MATARAM, KOMPAS – Pada saat menyampaikan sambutan pada pembukaan Musyawarah Nasional dan Konferensi Besar Nahdlatul Ulama di Kota Mataram, Nusa Tenggara Barat, Kamis (23/11), Ketua Umum Pengurus Besar Nahdlatul Ulama KH Said Aqil Siroj menyampaikan bahwa sudah dua kali Pulau Lombok menjadi tuan rumah Munas NU. Mengapa Pulau Lombok kembali dipilih?
Munas dan Konbes NU berlangsung dari 23 November hingga 25 November 2017. Kegiatan itu dihadiri sekitar 1.500 peserta dari berbagai daerah di Indonesia. Selain terlibat dalam rapat pleno, para peserta terbagi dalam dua aktivitas besar, yakni munas untuk para alim ulama yang membahas persoalan-persoalan keagamaan aktual (bahtsul masail) dan konferensi besar membahas persoalan organisasi NU yang terbagi dalam tiga komisi, yakni organisasi, rekomendasi, dan program.
Forum bahtsul masail antara lain akan membahas mengenai investasi dana haji, frekuensi publik, fikih disabilitas, ujaran kebencian, konsep amil dalam negara modern menurut pandangan fikih, serta redistribusi lahan.
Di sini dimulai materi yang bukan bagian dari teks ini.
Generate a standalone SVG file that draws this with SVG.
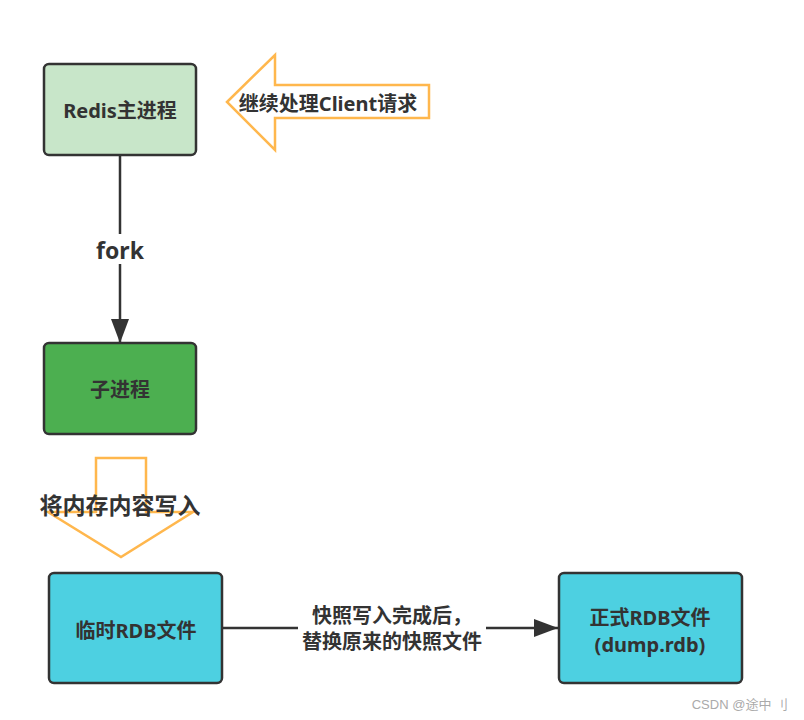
<svg xmlns="http://www.w3.org/2000/svg" width="804" height="720" viewBox="0 0 804 720">
<defs>
<style>
.box{stroke:#333;stroke-width:2.5}
.t{font-family:"Noto Sans","Noto Sans CJK SC",sans-serif;font-weight:bold;font-size:20px;fill:#333;text-anchor:middle;dominant-baseline:central}
.big{font-size:23px}
.hollow{fill:#fff;stroke:#ffb74d;stroke-width:2.5}
.conn{stroke:#333;stroke-width:2.5;fill:none}
</style>
<marker id="ah" markerWidth="24" markerHeight="18" refX="24" refY="9" orient="auto" markerUnits="userSpaceOnUse">
<path d="M0,0 L24,9 L0,18 Z" fill="#333"/>
</marker>
</defs>
<rect width="804" height="720" fill="#fff"/>

<g id="connectors">
<line class="conn" x1="120" y1="156" x2="120" y2="343" marker-end="url(#ah)"/>
<rect x="92" y="234" width="56" height="30" fill="#fff"/>
<text class="t big" x="120" y="250">fork</text>
<line class="conn" x1="223" y1="628" x2="558" y2="628" marker-end="url(#ah)"/>
<rect x="298" y="601" width="188" height="54" fill="#fff"/>
<text class="t" x="392" y="615">快照写入完成后，</text>
<text class="t" x="392" y="641">替换原来的快照文件</text>
</g>

<g id="node-redis">
<rect class="box" x="44" y="64" width="152" height="91" rx="5" fill="#c8e6c9"/>
<text class="t" x="120" y="110">Redis主进程</text>
</g>

<g id="node-client">
<polygon class="hollow" points="227,102 275,55 275,85 429,85 429,118 275,118 275,150"/>
<text class="t" x="328" y="103">继续处理Client请求</text>
</g>

<g id="node-child">
<rect class="box" x="44" y="343" width="152" height="91" rx="5" fill="#4caf50"/>
<text class="t" x="120" y="389">子进程</text>
</g>

<g id="node-write">
<polygon class="hollow" points="96,458 146,458 146,512 193,512 121,557 48,512 96,512"/>
<text class="t big" x="120" y="505">将内存内容写入</text>
</g>

<g id="node-temp">
<rect class="box" x="49" y="573" width="173" height="110" rx="5" fill="#4dd0e1"/>
<text class="t" x="136" y="630">临时RDB文件</text>
</g>

<g id="node-final">
<rect class="box" x="559" y="573" width="183" height="110" rx="5" fill="#4dd0e1"/>
<text class="t" x="650" y="617">正式RDB文件</text>
<text class="t" x="650" y="644">(dump.rdb)</text>
</g>

<text x="788" y="709" style="font-family:'Liberation Sans','Noto Sans CJK SC',sans-serif;font-size:13px;fill:#aaa;text-anchor:end">CSDN @途中 刂</text>
</svg>
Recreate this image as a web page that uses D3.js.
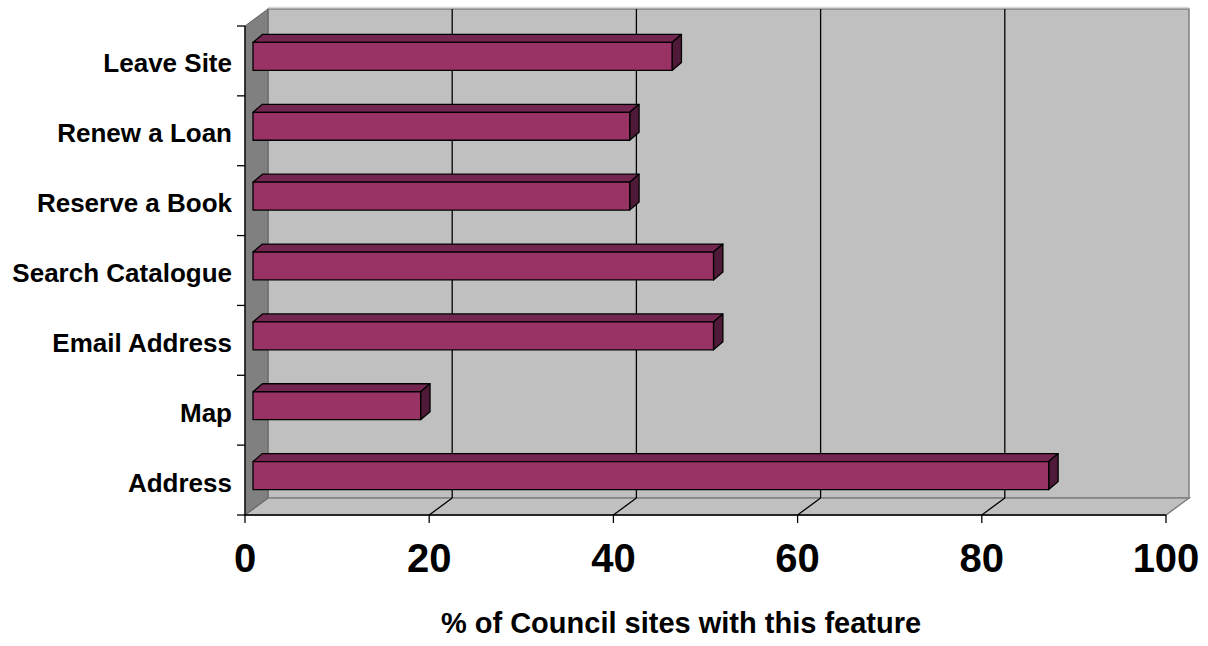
<!DOCTYPE html>
<html>
<head>
<meta charset="utf-8">
<script src="https://cdn.jsdelivr.net/npm/d3@7/dist/d3.min.js"></script>
<style>
  html, body { margin: 0; padding: 0; background: #ffffff; }
  svg { display: block; }
  text { font-family: Arial, "Liberation Sans", sans-serif; font-weight: bold; fill: #000; }
</style>
</head>
<body>
<svg id="chart" width="1208" height="646"></svg>
<script>
// Feature categories, listed top to bottom
const categories = ["Leave Site", "Renew a Loan", "Reserve a Book", "Search Catalogue", "Email Address", "Map", "Address"];
// Percentage of council sites offering each feature
const values = [45.5, 40.9, 40.9, 50.0, 50.0, 18.2, 86.4];
// Value axis ticks
const xTicks = [0, 20, 40, 60, 80, 100];
const xTitle = "% of Council sites with this feature";

const svg = d3.select("#chart");

// Front plane of the plot box and the oblique depth offset to the back wall
const front = { left: 245, right: 1166, top: 26, bottom: 515 };
const depth = { dx: 23, dy: -17 };
// Bars sit partway into the depth
const barFront = { dx: 8, dy: -4.5 };
const barDepth = { dx: 9.4, dy: -8 };

const x = d3.scaleLinear().domain([0, 100]).range([front.left, front.right]);
const y = d3.scaleBand().domain(categories).range([front.top, front.bottom]).paddingInner(0).paddingOuter(0);

const pts = a => a.map(p => p.join(",")).join(" ");

// Back wall
svg.append("rect")
  .attr("x", front.left + depth.dx).attr("y", front.top + depth.dy)
  .attr("width", front.right - front.left).attr("height", front.bottom - front.top)
  .attr("fill", "#c0c0c0").attr("stroke", "#808080").attr("stroke-width", 1.5);
svg.append("line")
  .attr("x1", front.left + depth.dx).attr("x2", front.right + depth.dx)
  .attr("y1", front.top + depth.dy - 1.5).attr("y2", front.top + depth.dy - 1.5)
  .attr("stroke", "#d8d8d8").attr("stroke-width", 1.5);

// Side wall
svg.append("polygon")
  .attr("points", pts([
    [front.left, front.top], [front.left + depth.dx, front.top + depth.dy],
    [front.left + depth.dx, front.bottom + depth.dy], [front.left, front.bottom]
  ]))
  .attr("fill", "#808080").attr("stroke", "#606060").attr("stroke-width", 1);

// Floor
svg.append("polygon")
  .attr("points", pts([
    [front.left, front.bottom], [front.left + depth.dx, front.bottom + depth.dy],
    [front.right + depth.dx, front.bottom + depth.dy], [front.right, front.bottom]
  ]))
  .attr("fill", "#c0c0c0").attr("stroke", "#808080").attr("stroke-width", 1.5);

// Gridlines on back wall and floor
xTicks.filter(t => t > 0 && t < 100).forEach(t => {
  const xb = x(t) + depth.dx;
  svg.append("line")
    .attr("x1", xb).attr("x2", xb)
    .attr("y1", front.top + depth.dy).attr("y2", front.bottom + depth.dy)
    .attr("stroke", "#000").attr("stroke-width", 1.3);
  svg.append("line")
    .attr("x1", x(t)).attr("y1", front.bottom)
    .attr("x2", xb).attr("y2", front.bottom + depth.dy)
    .attr("stroke", "#000").attr("stroke-width", 1.3);
});
svg.append("line")
  .attr("x1", x(0)).attr("y1", front.bottom)
  .attr("x2", x(0) + depth.dx).attr("y2", front.bottom + depth.dy)
  .attr("stroke", "#606060").attr("stroke-width", 1);

// 3D bars
const barH = y.bandwidth() * 0.4;
const bars = svg.append("g");
categories.forEach((c, i) => {
  const v = values[i];
  const x0 = x(0) + barFront.dx;
  const x1 = x(v) + barFront.dx;
  const yc = y(c) + y.bandwidth() / 2 + barFront.dy;
  const y0 = yc - barH / 2, y1 = yc + barH / 2;
  const g = bars.append("g").attr("stroke", "#000").attr("stroke-width", 1.3).attr("stroke-linejoin", "round");
  // top face
  g.append("polygon").attr("points", pts([
    [x0, y0], [x0 + barDepth.dx, y0 + barDepth.dy], [x1 + barDepth.dx, y0 + barDepth.dy], [x1, y0]
  ])).attr("fill", "#732650");
  // end face
  g.append("polygon").attr("points", pts([
    [x1, y0], [x1 + barDepth.dx, y0 + barDepth.dy], [x1 + barDepth.dx, y1 + barDepth.dy], [x1, y1]
  ])).attr("fill", "#4f1a38");
  // front face
  g.append("rect").attr("x", x0).attr("y", y0).attr("width", x1 - x0).attr("height", y1 - y0)
    .attr("fill", "#993366");
});

// Axis lines
svg.append("line")
  .attr("x1", front.left).attr("x2", front.left)
  .attr("y1", front.top).attr("y2", front.bottom)
  .attr("stroke", "#000").attr("stroke-width", 1.3);
svg.append("line")
  .attr("x1", front.left).attr("x2", front.right)
  .attr("y1", front.bottom).attr("y2", front.bottom)
  .attr("stroke", "#000").attr("stroke-width", 1.3);

// Category tick marks on the band boundaries
const yBounds = categories.map(c => y(c)).concat([front.bottom]);
svg.append("g").selectAll("line").data(yBounds).join("line")
  .attr("x1", front.left - 8).attr("x2", front.left)
  .attr("y1", d => d).attr("y2", d => d)
  .attr("stroke", "#000").attr("stroke-width", 1.3);

// Category labels
svg.append("g").selectAll("text").data(categories).join("text")
  .attr("x", 232)
  .attr("y", d => y(d) + y.bandwidth() / 2 + 11.5)
  .attr("text-anchor", "end")
  .attr("font-size", 26)
  .text(d => d);

// Value ticks and labels
svg.append("g").selectAll("line").data(xTicks).join("line")
  .attr("x1", d => x(d)).attr("x2", d => x(d))
  .attr("y1", front.bottom).attr("y2", front.bottom + 8)
  .attr("stroke", "#000").attr("stroke-width", 1.3);
svg.append("g").selectAll("text").data(xTicks).join("text")
  .attr("x", d => x(d))
  .attr("y", 572)
  .attr("text-anchor", "middle")
  .attr("font-size", 40)
  .text(d => d);

// Axis title
svg.append("text")
  .attr("x", 681).attr("y", 633)
  .attr("text-anchor", "middle")
  .attr("font-size", 29)
  .text(xTitle);
</script>
</body>
</html>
Selain itu, juga akan dibahas persoalan terkait Rancangan Undang-Undang (RUU) Komunikasi Publik dan RUU Kitab Undang-Undang Hukum Pidana (KUHP). Pemilihan persoalan yang dibahas dalam bahtsul masail tidak sembarangan.
Forum bahtsul masail akan membahas mengenai investasi dana haji, frekuensi publik, fikih disabilitas, ujaran kebencian, konsep amil dalam negara modern menurut pandangan fikih, serta redistribusi lahan
Ketua Panitia Munas dan Konbes NU yang juga Ketua Bidang Hukum PBNU Robikin Emhas menuturkan ada 18 persoalan yang akan dibahas dalam bahtsul masail. Sebelum dibahas dalam Munas, PBNU sudah lebih dahulu menyelenggarakan foruk diskusi terfokus, diskusi, dan seminar untuk membahas topiknya. Sebanyak 18 persoalan itu merupakan hasil kristalisasi dari 77 persoalan yang diusulkan pengurus NU dari berbagai tingkatan maupun badan otonomi di lingkungan NU.
Nah, kembali ke alasan mengapa Pulau Lombok yang dipilih sebagai tuan rumah Munas dan Konbes NU. Menurut Wakil Sekretaris Jenderal Pengurus Besar Nahdlatul Ulama Ulil Hadrawi ada dua alasan. Pertama alasan historis. Persis di bulan November tahun 1997, PBNU juga menyelenggarakan Munas dan Konbes di Pulau Lombok. Namun, saat itu kondisinya berbeda dengan saat ini.
Berbeda NU 20 tahun lalu dengan sekarang. Di bawah orde Baru, NU menjadi penyeimbang. Kalau sekarang lebih ke penunjuk jala
“Berbeda NU 20 tahun lalu dengan sekarang. Di bawah orde Baru, NU menjadi penyeimbang. Kalau sekarang lebih ke penunjuk jalan,” kata Ulil.
Alasan kedua, kata dia, berkaitan dengan karakteristik Pulau Lombok atau Nusa Tenggara Barat. Pulau ini merupakan pulau yang indah dan menjadi daya tarik wisata. Namun, Pulau Lombok juga merupakan provinsi di kawasan Indonesia bagian timur yang memiliki karakteristik semangat keislaman yang tinggi. Diharapkan, NTB bisa tetap mampu menunjukkan Islam yang rahmatan lil alamin (rahmat bagi semesta alam).